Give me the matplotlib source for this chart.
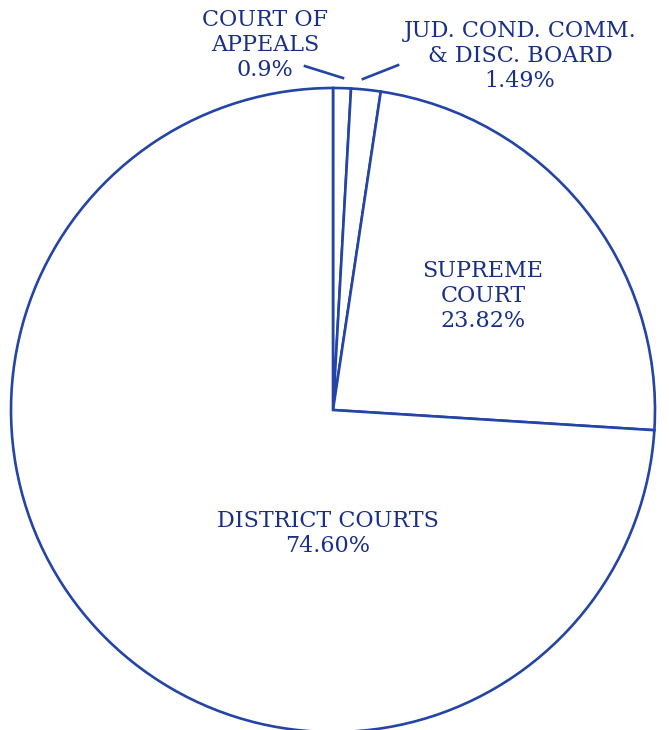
import matplotlib.pyplot as plt

# Share of judicial budget by court
courts = ['COURT OF\nAPPEALS', 'JUD. COND. COMM.\n& DISC. BOARD',
          'SUPREME\nCOURT', 'DISTRICT COURTS']
shares = [0.9, 1.49, 23.82, 74.60]
share_text = ['0.9%', '1.49%', '23.82%', '74.60%']

ink = '#1a3088'
line = '#2444a6'

fig = plt.figure(figsize=(6.69, 7.30), dpi=100)
ax = fig.add_axes([11 / 669, -2 / 730, 644 / 669, 644 / 730])

ax.pie(shares, startangle=90, counterclock=False, radius=1,
       wedgeprops=dict(facecolor='white', edgecolor=line, linewidth=1.9),
       normalize=True)
for w in ax.patches:
    w.set_clip_on(False)

# pie() resets the limits, so pin them afterwards
ax.set_xlim(-1, 1)
ax.set_ylim(-1, 1)
ax.set_aspect('equal')
ax.axis('off')

font = dict(family='DejaVu Serif', fontsize=16, color=ink,
            ha='center', va='center', linespacing=1.18)

# label positions (data units, radius 1)
spots = [(-0.211, 1.133), (0.581, 1.100), (0.466, 0.354), (-0.016, -0.385)]
for name, pct, (x, y) in zip(courts, share_text, spots):
    ax.text(x, y, name + '\n' + pct, clip_on=False, **font)

# leader lines for the two thin slices
ax.plot([-0.087, 0.031], [1.068, 1.031], color=line, lw=1.9, clip_on=False)
ax.plot([0.093, 0.202], [1.028, 1.071], color=line, lw=1.9, clip_on=False)

fig.savefig('out.png', dpi=100, facecolor='white')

## WORK TO BE COMPLETED
Write out an exact copy of the listing, first line through the line containing "ax = fig.add_axes([11", with the pictures left out.

## FINISHED ANSWER
Give me the matplotlib source for this chart.
import matplotlib.pyplot as plt

# Share of judicial budget by court
courts = ['COURT OF\nAPPEALS', 'JUD. COND. COMM.\n& DISC. BOARD',
          'SUPREME\nCOURT', 'DISTRICT COURTS']
shares = [0.9, 1.49, 23.82, 74.60]
share_text = ['0.9%', '1.49%', '23.82%', '74.60%']

ink = '#1a3088'
line = '#2444a6'

fig = plt.figure(figsize=(6.69, 7.30), dpi=100)
ax = fig.add_axes([11 / 669, -2 / 730, 644 / 669, 644 / 730])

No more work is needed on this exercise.